EXERCISE DETAILS
Using the material below, work out how many lines contain the word "that". Reply with the number and nothing more.
-------------------------
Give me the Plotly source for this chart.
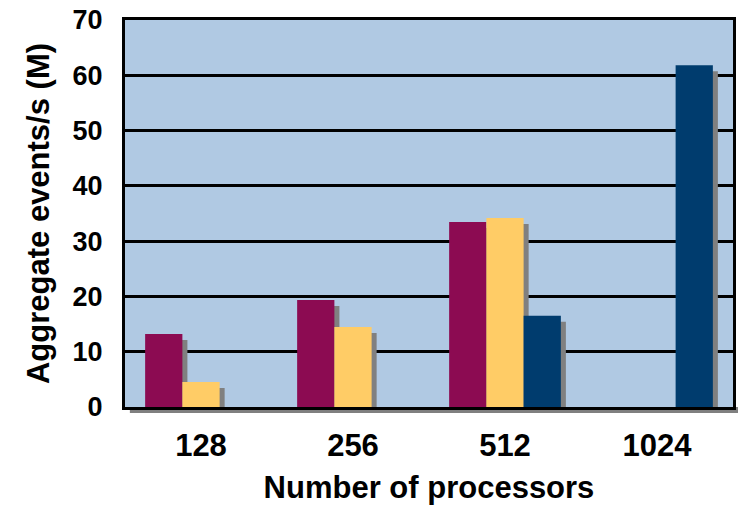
import plotly.graph_objects as go

# Aggregate event throughput by processor count
processors = ["128", "256", "512", "1024"]
maroon_vals = [13.2, 19.35, 33.45, None]
gold_vals = [4.5, 14.45, 34.2, None]
navy_vals = [None, None, 16.5, 61.8]
y_ticks = [0, 10, 20, 30, 40, 50, 60, 70]

series = [
    (maroon_vals, "#8C0B52"),
    (gold_vals, "#FFCC66"),
    (navy_vals, "#003C6E"),
]

BAR_W = 0.245
SHADOW_DX = 0.033   # drop-shadow shift in category units
SHADOW_DY = 1.08    # drop-shadow shift in value units

fig = go.Figure()

# drop shadows first, so the coloured bars sit on top of them
for k, (vals, _) in enumerate(series):
    off = -1.5 * BAR_W + k * BAR_W
    fig.add_trace(go.Bar(
        x=processors, y=vals, base=-SHADOW_DY,
        offset=off + SHADOW_DX, width=BAR_W,
        marker=dict(color="#808080", line=dict(width=0)),
        hoverinfo="skip", showlegend=False,
    ))

for k, (vals, color) in enumerate(series):
    off = -1.5 * BAR_W + k * BAR_W
    fig.add_trace(go.Bar(
        x=processors, y=vals,
        offset=off, width=BAR_W,
        marker=dict(color=color, line=dict(width=0)),
        showlegend=False,
    ))

font_bold = dict(family="Liberation Sans, Arial, sans-serif", color="black", weight="bold")

fig.update_layout(
    width=738, height=505,
    margin=dict(l=125, r=2, t=20, b=98),
    barmode="overlay",
    paper_bgcolor="white",
    plot_bgcolor="#B0C9E3",
    showlegend=False,
    shapes=[dict(
        type="rect", xref="paper", yref="paper",
        x0=0.008, x1=1.01, y0=-0.0155, y1=0,
        fillcolor="#808080", line=dict(width=0), layer="below",
    )],
    xaxis=dict(
        type="category", range=[-0.5, 3.5],
        showgrid=False, zeroline=False,
        showline=True, linecolor="black", linewidth=3, mirror=True,
        ticks="", ticklabelstandoff=9,
        tickfont=dict(size=31, **font_bold),
        title=dict(text="Number of processors", font=dict(size=31, **font_bold), standoff=15),
    ),
    yaxis=dict(
        range=[0, 70], tickvals=y_ticks,
        showgrid=True, gridcolor="black", gridwidth=2.5,
        zeroline=False,
        showline=True, linecolor="black", linewidth=3, mirror=True,
        ticks="", ticklabelstandoff=14,
        tickfont=dict(size=27, **font_bold),
        title=dict(text="Aggregate events/s (M)", font=dict(size=31, **font_bold), standoff=14),
    ),
)

fig.write_html("out.html")
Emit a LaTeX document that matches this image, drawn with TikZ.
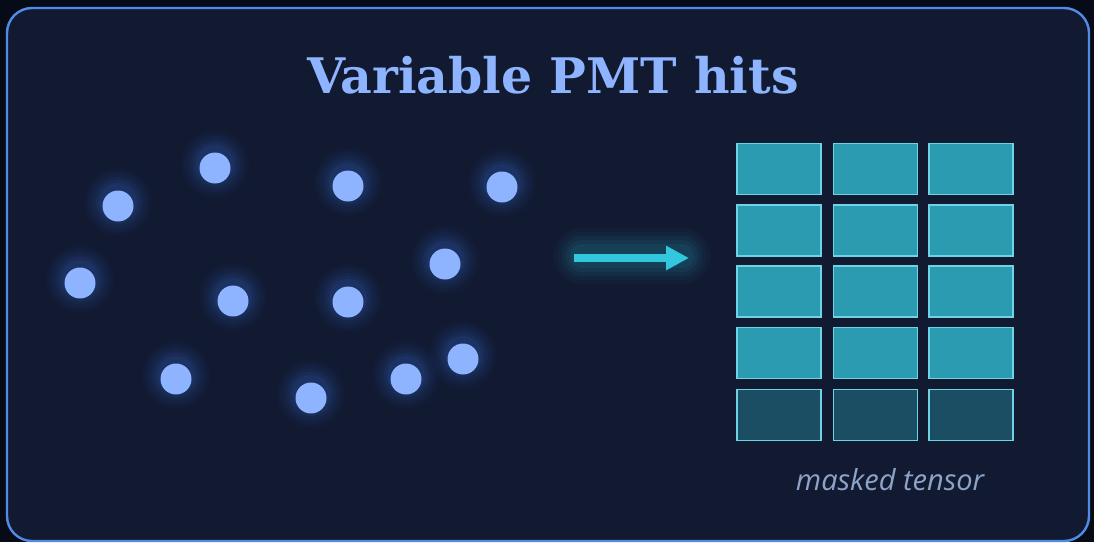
\documentclass[tikz,border=0pt]{standalone}
\usepackage{fontspec}
\usetikzlibrary{arrows.meta}
\newfontfamily\titlefont{DejaVu Serif}
\newfontfamily\labelfont{Open Sans}
\definecolor{outerbg}{HTML}{070B18}
\definecolor{panelbg}{HTML}{111A31}
\definecolor{panelborder}{HTML}{528BE6}
\definecolor{dotcol}{HTML}{8FB4FF}
\definecolor{glowcol}{HTML}{3A6FD8}
\definecolor{arrowcol}{HTML}{31C8DF}
\definecolor{cellfill}{HTML}{2A9BB0}
\definecolor{maskfill}{HTML}{1B4D63}
\definecolor{cellborder}{HTML}{6FD3E6}
\definecolor{labelcol}{HTML}{8FA3C8}
\tikzset{
  hit/.style={circle, fill=dotcol, draw=none, minimum size=31pt, inner sep=0pt},
  cell/.style={rectangle, fill=cellfill, draw=cellborder, line width=1.2pt, minimum width=84pt, minimum height=51pt, inner sep=0pt},
  maskcell/.style={cell, fill=maskfill},
  flow/.style={draw=arrowcol, line width=8pt, -{Triangle[length=23pt,width=23pt]}},
}
\begin{document}
\begin{tikzpicture}[x=1pt,y=-1pt]
\useasboundingbox (0,0) rectangle (1094,542);
\fill[outerbg] (0,0) rectangle (1094,542);
\fill[panelbg, draw=panelborder, line width=2.4pt, rounded corners=25pt] (7,8) rectangle (1089,541);
\node[text=dotcol, font=\titlefont\bfseries\fontsize{49}{52}\selectfont] (title) at (553,75) {Variable PMT hits};
% glows
\foreach \x/\y in {215/168,118/206,348/186,502/187,80/283,233/301,348/302,445/264,176/379,311/398,406/379,463/359}{
  \foreach \r/\o in {34/0.03,31/0.04,28/0.05,25/0.06,22/0.08,19/0.10}{
    \fill[glowcol, opacity=\o] (\x,\y-4) circle (\r);
  }
}
\node[hit] (h1) at (215,168) {};
\node[hit] (h2) at (118,206) {};
\node[hit] (h3) at (348,186) {};
\node[hit] (h4) at (502,187) {};
\node[hit] (h5) at (80,283) {};
\node[hit] (h6) at (233,301) {};
\node[hit] (h7) at (348,302) {};
\node[hit] (h8) at (445,264) {};
\node[hit] (h9) at (176,379) {};
\node[hit] (h10) at (311,398) {};
\node[hit] (h11) at (406,379) {};
\node[hit] (h12) at (463,359) {};
% arrow glow
\foreach \w/\o in {56/0.03,48/0.04,40/0.05,32/0.06,24/0.07}{
  \fill[arrowcol, opacity=\o, rounded corners=\w/2] (582-\w/2,256-\w/2) rectangle (682+\w/2,256+\w/2);
}
\coordinate (a0) at (574,258);
\coordinate (a1) at (689,258);
\draw[flow] (a0) -- (a1);
% grid
\foreach \c/\cx in {1/779,2/875.5,3/971}{
  \foreach \r/\ry in {1/169,2/230.5,3/291.5,4/353}{
    \node[cell] (c\r\c) at (\cx,\ry) {};
  }
  \node[maskcell] (c5\c) at (\cx,415) {};
}
\node[text=labelcol, font=\labelfont\itshape\fontsize{29}{32}\selectfont] (lbl) at (890,480) {masked tensor};
\end{tikzpicture}
\end{document}
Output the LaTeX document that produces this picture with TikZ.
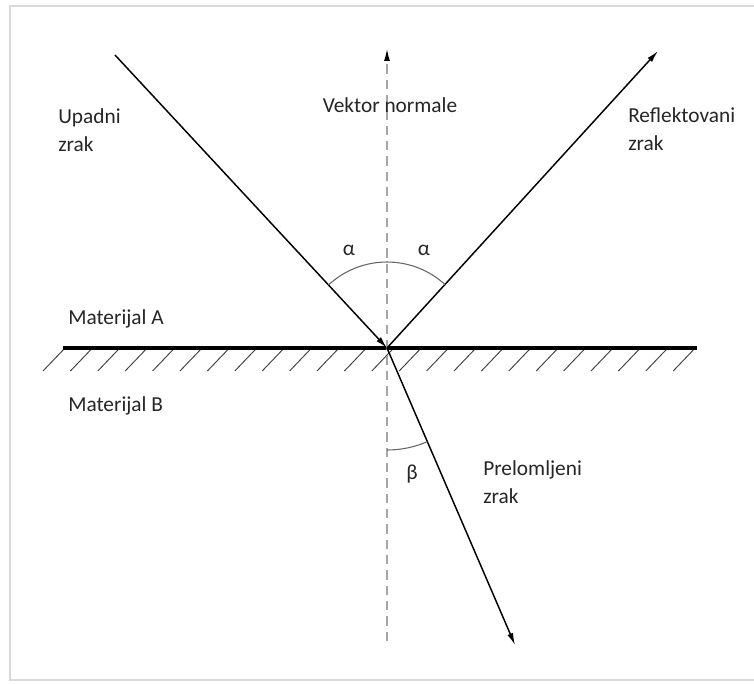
\documentclass[tikz,border=0pt]{standalone}
\usepackage{fontspec}
\setmainfont{Carlito}
\usetikzlibrary{arrows.meta}

\begin{document}
\begin{tikzpicture}[x=0.75pt, y=0.75pt, >={Latex[length=9pt,width=4.5pt]},
    lbl/.style={font=\fontsize{16}{21}\selectfont, inner sep=0pt, align=left, text=black!85},
    ray/.style={line width=1.1pt, ->},
    surface/.style={line width=3pt},
    hatch/.style={line width=0.7pt, black!75},
    normalline/.style={gray!70, line width=0.8pt, dash pattern=on 7pt off 4.5pt},
    anglearc/.style={gray!80!black, line width=0.8pt}]
    \useasboundingbox (0,0) rectangle (754,683);
    \fill[white] (0,0) rectangle (754,683);
    % frame
    \draw[gray!30, line width=1.5pt] (10,3) rectangle (790,677);
    % points
    \coordinate (O) at (387,335);
    \coordinate (inc) at (115,628);
    \coordinate (refl) at (658,632);
    \coordinate (ntop) at (387,634);
    \coordinate (nbot) at (387,42);
    \coordinate (refr) at (515,38);
    \coordinate (sl) at (63,335);
    \coordinate (sr) at (697,335);
    % hatching of material B
    \foreach \i in {0,...,23}
        \draw[hatch] ({65+27.4*\i},335) -- ++(-22,-23);
    \draw[surface] (sl) -- (sr);
    % normal
    \draw[normalline, -{Latex[length=9pt,width=4.5pt,color=black]}] (nbot) -- (ntop);
    % rays
    \draw[ray] (inc) -- (O);
    \draw[ray] (O) -- (refl);
    \draw[ray] (O) -- (refr);
    % angles
    \draw[anglearc] ([shift={(47.6:86)}]O) arc (47.6:132.9:86);
    \draw[anglearc] ([shift={(270:102)}]O) arc (270:293.3:102);
    % labels (base = last line)
    \node[lbl, anchor=base west] (upadni) at (58,531) {Upadni\\zrak};
    \node[lbl, anchor=base] (vektor) at (390,570) {Vektor normale};
    \node[lbl, anchor=base west] (reflekt) at (628,532) {Reflektovani\\zrak};
    \node[lbl, anchor=base west] (matA) at (68,358) {Materijal A};
    \node[lbl, anchor=base west] (matB) at (68,271) {Materijal B};
    \node[lbl] (alfa1) at (349,433) {α};
    \node[lbl] (alfa2) at (424,433) {α};
    \node[lbl] (beta) at (412,209) {β};
    \node[lbl, anchor=base west] (prelom) at (483,180) {Prelomljeni\\zrak};
\end{tikzpicture}
\end{document}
-------------------------
THE SOLUTION
2